> _Data provided_

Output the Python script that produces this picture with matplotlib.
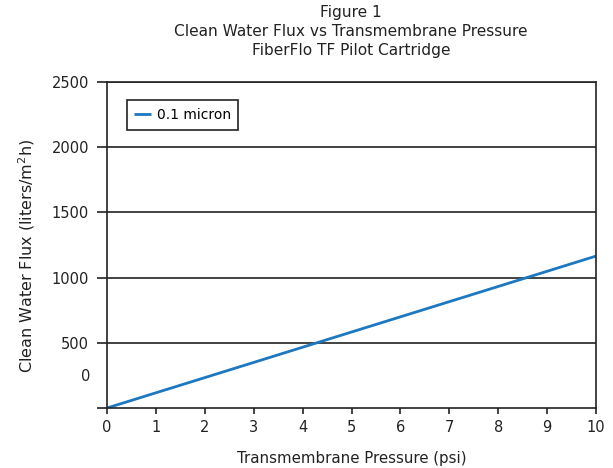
import matplotlib
matplotlib.use("Agg")
import matplotlib.pyplot as plt

plt.rcParams['font.family'] = ['DejaVu Sans']

pressure = [0, 10]
flux = [0, 1165]
series_name = "0.1 micron"
x_ticks = list(range(0, 11))
y_ticks = [0, 500, 1000, 1500, 2000, 2500]
y_tick_labels = ["", "500", "1000", "1500", "2000", "2500"]
title_lines = ["Figure 1", "Clean Water Flux vs Transmembrane Pressure", "FiberFlo TF Pilot Cartridge"]

fig = plt.figure(figsize=(6.13, 4.68), dpi=100)
ax = fig.add_axes([107/613, 1-408/468, (596-107)/613, (408-82)/468])

ax.plot(pressure, flux, color='#1c78c0', lw=2.0, label=series_name, solid_capstyle='butt')

ax.set_xlim(0, 10)
ax.set_ylim(0, 2500)
ax.set_xticks(x_ticks)
ax.set_yticks(y_ticks)
ax.set_yticklabels(y_tick_labels)
for y in y_ticks[1:]:
    ax.axhline(y, color='#222222', lw=1.2, zorder=1)
ax.text(-0.35, 245, "0", ha='right', va='center', fontsize=10.5, color='#222222')

for s in ax.spines.values():
    s.set_color('#222222')
    s.set_linewidth(1.2)
ax.tick_params(axis='y', length=7, width=1.2, color='#222222', labelsize=10.5, pad=6, labelcolor='#222222')
ax.tick_params(axis='x', length=4, width=1.2, color='#222222', labelsize=10.5, pad=5, labelcolor='#222222')

ax.set_xlabel("Transmembrane Pressure (psi)", fontsize=10.8, color='#222222', labelpad=11)
ax.set_ylabel("Clean Water Flux (liters/m$^2$h)", fontsize=11.5, color='#222222')
ax.yaxis.set_label_coords(-0.143, 0.466)

for i, (line, yc) in enumerate(zip(title_lines, [13, 32, 50])):
    fig.text(351/613, 1-yc/468, line, ha='center', va='center', fontsize=11.1, color='#222222')

leg = ax.legend(loc='upper left', bbox_to_anchor=(0.026, 0.965), fancybox=False, framealpha=1,
                edgecolor='#222222', fontsize=10, handlelength=1.2, handletextpad=0.4, borderpad=0.55)
leg.get_frame().set_linewidth(1.2)

fig.savefig("out.png", dpi=100)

> _Given task_
Return, unchanged, the lines from the first line of the material through the line that holds "plt.rcParams['font.family'] = ['DejaVu Sans']", inclusive, omitting pictures.

> _Answer to the exercise_
Output the Python script that produces this picture with matplotlib.
import matplotlib
matplotlib.use("Agg")
import matplotlib.pyplot as plt

plt.rcParams['font.family'] = ['DejaVu Sans']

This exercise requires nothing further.